** Start Data excerpt **
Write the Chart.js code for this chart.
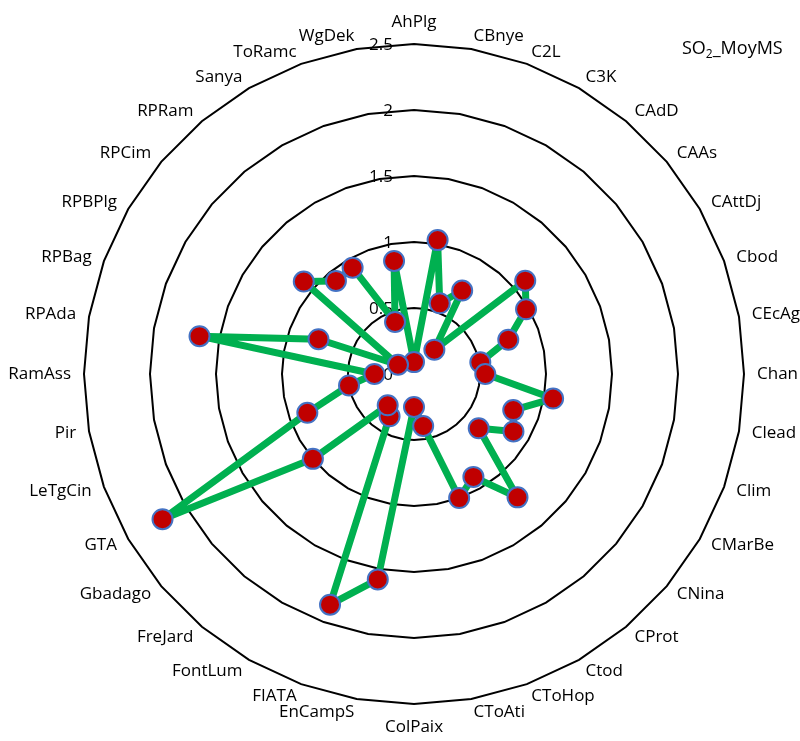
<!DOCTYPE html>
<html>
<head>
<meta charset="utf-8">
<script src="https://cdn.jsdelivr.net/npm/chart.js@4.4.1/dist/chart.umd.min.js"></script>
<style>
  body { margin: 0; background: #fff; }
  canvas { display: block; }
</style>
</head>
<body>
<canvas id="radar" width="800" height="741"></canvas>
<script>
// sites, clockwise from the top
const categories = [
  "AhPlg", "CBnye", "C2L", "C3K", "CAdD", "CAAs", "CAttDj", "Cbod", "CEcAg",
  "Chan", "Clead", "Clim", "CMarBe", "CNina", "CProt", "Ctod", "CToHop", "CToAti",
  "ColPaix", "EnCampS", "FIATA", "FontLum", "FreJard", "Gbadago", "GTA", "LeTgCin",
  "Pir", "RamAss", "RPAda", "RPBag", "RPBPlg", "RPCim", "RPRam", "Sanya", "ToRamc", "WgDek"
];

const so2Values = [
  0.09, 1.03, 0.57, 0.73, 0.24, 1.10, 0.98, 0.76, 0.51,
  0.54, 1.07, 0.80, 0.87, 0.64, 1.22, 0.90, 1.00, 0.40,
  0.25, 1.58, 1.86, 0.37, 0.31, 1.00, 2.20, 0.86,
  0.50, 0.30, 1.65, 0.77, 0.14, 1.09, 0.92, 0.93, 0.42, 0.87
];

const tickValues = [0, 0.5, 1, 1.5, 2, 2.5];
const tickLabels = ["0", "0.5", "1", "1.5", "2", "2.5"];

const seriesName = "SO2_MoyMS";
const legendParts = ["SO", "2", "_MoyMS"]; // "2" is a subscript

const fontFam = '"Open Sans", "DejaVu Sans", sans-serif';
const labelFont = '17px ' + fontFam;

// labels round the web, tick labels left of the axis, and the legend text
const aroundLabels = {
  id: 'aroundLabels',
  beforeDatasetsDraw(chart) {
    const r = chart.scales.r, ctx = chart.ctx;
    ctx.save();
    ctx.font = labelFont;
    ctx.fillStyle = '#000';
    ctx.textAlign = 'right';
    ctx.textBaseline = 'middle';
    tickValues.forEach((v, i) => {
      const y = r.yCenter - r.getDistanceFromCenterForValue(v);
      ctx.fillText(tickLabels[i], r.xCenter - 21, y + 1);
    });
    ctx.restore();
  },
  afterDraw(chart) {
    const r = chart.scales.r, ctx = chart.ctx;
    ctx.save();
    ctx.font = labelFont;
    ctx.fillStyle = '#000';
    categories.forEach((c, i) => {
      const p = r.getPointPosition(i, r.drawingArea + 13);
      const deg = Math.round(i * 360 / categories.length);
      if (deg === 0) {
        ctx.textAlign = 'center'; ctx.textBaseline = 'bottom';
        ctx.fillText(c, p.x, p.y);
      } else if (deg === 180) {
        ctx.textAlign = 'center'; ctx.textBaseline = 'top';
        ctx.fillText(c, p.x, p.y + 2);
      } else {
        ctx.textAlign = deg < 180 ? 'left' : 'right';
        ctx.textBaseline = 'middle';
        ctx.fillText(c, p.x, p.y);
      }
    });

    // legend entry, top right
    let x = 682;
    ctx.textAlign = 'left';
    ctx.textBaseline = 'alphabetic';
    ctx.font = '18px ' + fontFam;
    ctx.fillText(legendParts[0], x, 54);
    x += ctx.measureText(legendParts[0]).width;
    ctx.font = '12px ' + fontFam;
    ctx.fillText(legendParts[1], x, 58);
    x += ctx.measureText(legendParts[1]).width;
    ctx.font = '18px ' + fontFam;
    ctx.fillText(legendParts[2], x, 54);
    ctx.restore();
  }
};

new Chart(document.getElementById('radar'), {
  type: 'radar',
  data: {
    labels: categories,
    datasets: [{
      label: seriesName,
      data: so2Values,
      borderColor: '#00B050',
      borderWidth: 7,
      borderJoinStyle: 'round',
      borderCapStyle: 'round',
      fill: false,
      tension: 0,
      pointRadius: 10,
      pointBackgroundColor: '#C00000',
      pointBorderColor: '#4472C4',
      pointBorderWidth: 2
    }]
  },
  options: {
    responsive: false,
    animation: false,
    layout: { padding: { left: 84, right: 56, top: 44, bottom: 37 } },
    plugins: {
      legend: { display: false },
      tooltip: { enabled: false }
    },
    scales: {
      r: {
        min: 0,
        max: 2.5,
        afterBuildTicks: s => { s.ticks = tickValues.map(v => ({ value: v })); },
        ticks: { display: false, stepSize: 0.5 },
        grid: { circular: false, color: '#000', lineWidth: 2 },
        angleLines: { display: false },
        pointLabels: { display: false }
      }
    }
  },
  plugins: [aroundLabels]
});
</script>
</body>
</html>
** End Data excerpt **
From the opening line of the listing above through the line bearing "const labelFont = '17px ' + fontFam;", repeat each line exactly. Drop every picture.

Write the Chart.js code for this chart.
<!DOCTYPE html>
<html>
<head>
<meta charset="utf-8">
<script src="https://cdn.jsdelivr.net/npm/chart.js@4.4.1/dist/chart.umd.min.js"></script>
<style>
  body { margin: 0; background: #fff; }
  canvas { display: block; }
</style>
</head>
<body>
<canvas id="radar" width="800" height="741"></canvas>
<script>
// sites, clockwise from the top
const categories = [
  "AhPlg", "CBnye", "C2L", "C3K", "CAdD", "CAAs", "CAttDj", "Cbod", "CEcAg",
  "Chan", "Clead", "Clim", "CMarBe", "CNina", "CProt", "Ctod", "CToHop", "CToAti",
  "ColPaix", "EnCampS", "FIATA", "FontLum", "FreJard", "Gbadago", "GTA", "LeTgCin",
  "Pir", "RamAss", "RPAda", "RPBag", "RPBPlg", "RPCim", "RPRam", "Sanya", "ToRamc", "WgDek"
];

const so2Values = [
  0.09, 1.03, 0.57, 0.73, 0.24, 1.10, 0.98, 0.76, 0.51,
  0.54, 1.07, 0.80, 0.87, 0.64, 1.22, 0.90, 1.00, 0.40,
  0.25, 1.58, 1.86, 0.37, 0.31, 1.00, 2.20, 0.86,
  0.50, 0.30, 1.65, 0.77, 0.14, 1.09, 0.92, 0.93, 0.42, 0.87
];

const tickValues = [0, 0.5, 1, 1.5, 2, 2.5];
const tickLabels = ["0", "0.5", "1", "1.5", "2", "2.5"];

const seriesName = "SO2_MoyMS";
const legendParts = ["SO", "2", "_MoyMS"]; // "2" is a subscript

const fontFam = '"Open Sans", "DejaVu Sans", sans-serif';
const labelFont = '17px ' + fontFam;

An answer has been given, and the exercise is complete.